DD : Really, it was because I found it worked better for me to have familiar characters to work with, and because I wasn’t done with them yet.

NV : Another feeling I have is the strong “fable” subtext in The Summer of Love. We find the classical young female character discovering a new place as Dorothy in Oz, Alice in Wonderlands or Wendy in Neverland. Lily could be a (less erotic) Lost Girl as Melinda Gebbie and Alan Moore envision them in their Kitchen Sink comics. Can we see her as Lily in “Woodland” (or in “Nowhere”) discovering her desire through a travel in the woods (even accompanied by the “Pied Piper” page 41) ?

DD : The nice thing about stories is that the reader can see whatever they want in them ! The woods were an important place for me as a child. They gave me another world to escape to and that’s what’s important to me and what I consciously put in the story.

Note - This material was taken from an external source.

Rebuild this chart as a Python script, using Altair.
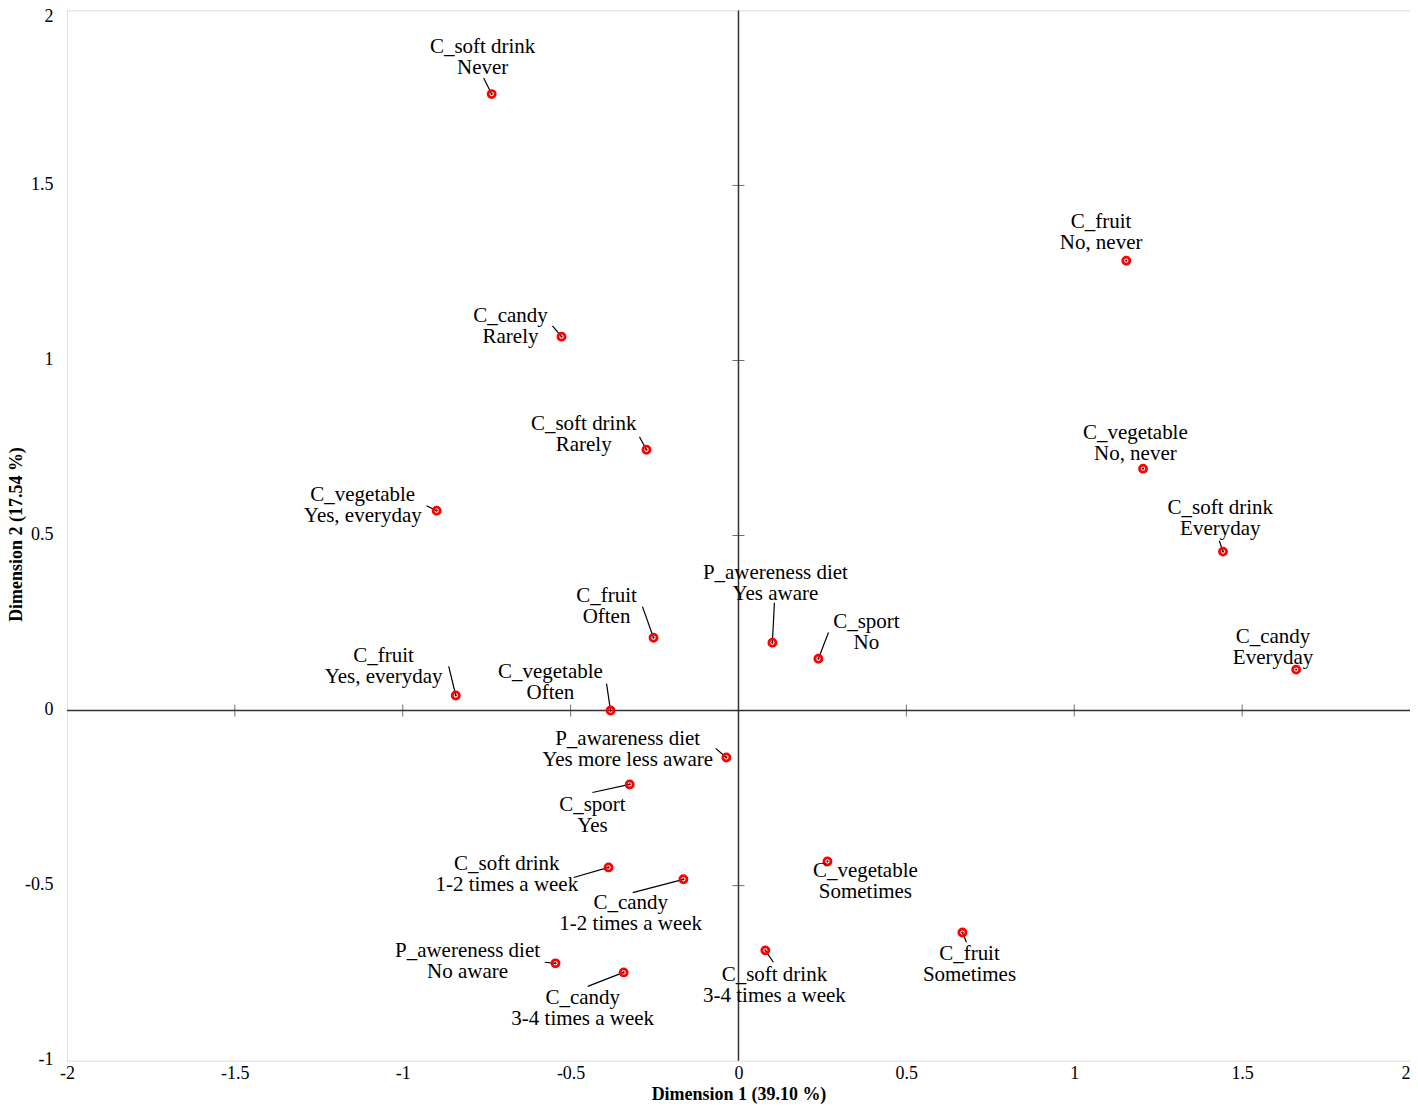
import altair as alt
import pandas as pd

variables = ["C_soft drink", "C_fruit", "C_candy", "C_soft drink", "C_vegetable",
             "C_vegetable", "C_soft drink", "C_fruit", "P_awereness diet", "C_sport",
             "C_candy", "C_fruit", "C_vegetable", "P_awareness diet", "C_sport",
             "C_vegetable", "C_soft drink", "C_candy", "C_fruit", "C_soft drink",
             "P_awereness diet", "C_candy"]
levels = ["Never", "No, never", "Rarely", "Rarely", "No, never",
          "Yes, everyday", "Everyday", "Often", "Yes aware", "No",
          "Everyday", "Yes, everyday", "Often", "Yes more less aware", "Yes",
          "Sometimes", "1-2 times a week", "1-2 times a week", "Sometimes", "3-4 times a week",
          "No aware", "3-4 times a week"]
dim1 = [-0.735, 1.155, -0.527, -0.274, 1.205, -0.899, 1.443, -0.253, 0.101, 0.238,
        1.661, -0.842, -0.381, -0.036, -0.324, 0.265, -0.387, -0.164, 0.667, 0.080,
        -0.545, -0.342]
dim2 = [1.761, 1.285, 1.068, 0.745, 0.691, 0.571, 0.454, 0.208, 0.194, 0.148,
        0.117, 0.043, 0.000, -0.134, -0.211, -0.431, -0.448, -0.482, -0.634, -0.685,
        -0.722, -0.748]
label_x = [-0.762, 1.080, -0.679, -0.461, 1.182, -1.119, 1.435, -0.393, 0.110, 0.381,
           1.592, -1.057, -0.560, -0.330, -0.435, 0.378, -0.690, -0.321, 0.688, 0.107,
           -0.807, -0.464]
label_y = [1.865, 1.366, 1.098, 0.789, 0.764, 0.587, 0.549, 0.298, 0.364, 0.224,
           0.181, 0.127, 0.081, -0.110, -0.301, -0.487, -0.467, -0.581, -0.726, -0.786,
           -0.718, -0.852]
leader_x = [-0.759, None, -0.554, -0.295, None, -0.929, 1.432, -0.286, 0.107, 0.268,
            None, -0.863, -0.393, -0.068, -0.435, None, -0.491, -0.315, 0.679, 0.104,
            -0.577, -0.449]
leader_y = [1.807, None, 1.099, 0.782, None, 0.585, 0.485, 0.297, 0.308, 0.223,
            None, 0.126, 0.077, -0.108, -0.234, None, -0.477, -0.520, -0.662, -0.719,
            -0.719, -0.788]
tick_values_x = [-2, -1.5, -1, -0.5, 0, 0.5, 1, 1.5, 2]
tick_values_y = [-1, -0.5, 0, 0.5, 1, 1.5, 2]

FONT = "Liberation Serif"

df = pd.DataFrame({
    "var": variables, "level": levels, "d1": dim1, "d2": dim2,
    "lx": label_x, "ly": label_y, "ex": leader_x, "ey": leader_y,
})
df["label"] = df["var"] + "\n" + df["level"]
leaders = df.dropna(subset=["ex"])

xscale = alt.Scale(domain=[-2, 2], nice=False, zero=False)
yscale = alt.Scale(domain=[-1, 2], nice=False, zero=False)

xaxis = alt.Axis(values=tick_values_x, title="Dimension 1 (39.10 %)", grid=False,
                 domain=False, ticks=False, labelPadding=4, labelFontSize=18,
                 labelFont=FONT, labelColor="#000", titleFont=FONT, titleFontSize=18,
                 titleFontWeight="bold", titleColor="#000",
                 titleX=672, titleY=39, titleAlign="center", titleBaseline="alphabetic",
                 labelAlign={"condition": {"test": "datum.value == 2", "value": "right"}, "value": "center"},
                 labelExpr="toString(datum.value)", labelFlush=False)
yaxis = alt.Axis(values=tick_values_y, title="Dimension 2 (17.54 %)", grid=False,
                 domain=False, ticks=False, labelPadding=14, labelFontSize=18,
                 labelFont=FONT, labelColor="#000", titleFont=FONT, titleFontSize=18,
                 titleFontWeight="bold", titleColor="#000",
                 titleX=-50, titleY=524, titleAngle=270, titleAlign="center",
                 titleBaseline="middle",
                 labelOffset={"condition": {"test": "datum.value == 2", "value": 6}, "value": -1},
                 labelExpr="toString(datum.value)", labelFlush=False)

base = alt.Chart(df)

zx = alt.Chart(pd.DataFrame({"v": [0]})).mark_rule(color="#333", strokeWidth=1.5).encode(
    x=alt.X("v:Q", scale=xscale, axis=xaxis))
zy = alt.Chart(pd.DataFrame({"v": [0]})).mark_rule(color="#333", strokeWidth=1.5).encode(
    y=alt.Y("v:Q", scale=yscale, axis=yaxis))

xt = alt.Chart(pd.DataFrame({"t": tick_values_x[1:-1], "z": [0] * 7})).mark_tick(
    orient="vertical", size=12, thickness=1, color="#333").encode(
    x=alt.X("t:Q", scale=xscale), y=alt.Y("z:Q", scale=yscale))
yt = alt.Chart(pd.DataFrame({"t": tick_values_y[1:-1], "z": [0] * 5})).mark_tick(
    orient="horizontal", size=12, thickness=1, color="#333").encode(
    y=alt.Y("t:Q", scale=yscale), x=alt.X("z:Q", scale=xscale))

lines = alt.Chart(leaders).mark_rule(color="#000", strokeWidth=1.2).encode(
    x=alt.X("d1:Q", scale=xscale), y=alt.Y("d2:Q", scale=yscale),
    x2="ex:Q", y2="ey:Q")

pts = base.mark_point(filled=False, color="#ff0000", strokeWidth=2.8, size=50, opacity=1).encode(
    x=alt.X("d1:Q", scale=xscale), y=alt.Y("d2:Q", scale=yscale))
dots = base.mark_circle(color="#550000", size=5, opacity=1).encode(
    x=alt.X("d1:Q", scale=xscale), y=alt.Y("d2:Q", scale=yscale))

texts = base.mark_text(font=FONT, fontSize=21, lineBreak="\n", lineHeight=21,
                       align="center", baseline="middle", dy=-10.5, color="#000").encode(
    x=alt.X("lx:Q", scale=xscale), y=alt.Y("ly:Q", scale=yscale), text="label:N")

chart = alt.layer(zx, zy, xt, yt, lines, pts, dots, texts).properties(
    width=1344, height=1051,
    autosize=alt.AutoSizeParams(type="none"),
    padding={"left": 59, "top": 2, "right": 0, "bottom": 44},
).configure_view(stroke="#9a9a9a", strokeWidth=1.5).configure(background="white")

chart.save("out.html", embed_options={"renderer": "svg", "actions": False})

NV : How did you work on the characters of the Summer of Love ? Did they come by themselves as uninvited ? Did they come with a well defined personality or as archetypes ? (Personal note : Steve Farley looks like an embodiment of the woods : he first appears in the woods, among the trees, being mysterious and secretive as the forest behind his impenetrable glasses. The cover emphasizes that).

DD : The characters all started out resembling someone in my real life and then took on lives of their own as the story progressed. To Lily, boys were mysterious, unfathomable creatures. Attractive, but they seemed entirely out of her reach. Steve Farley was the embodiment of that.

NV : Do you think those characters will keep haunting you in a third story or will you try to work on new ones ?

DD : One of the reasons I haven’t found a new story is that I believe I’ve finished that one. That burning desire to get them on paper has burned out. If I do another it will be with other characters. But, so far, no characters have reached out to grab me and say, “Me ! I’m next !”

[Interview conducted through electronic mail between March and July 2004 for the fourth XeroXed booklet.]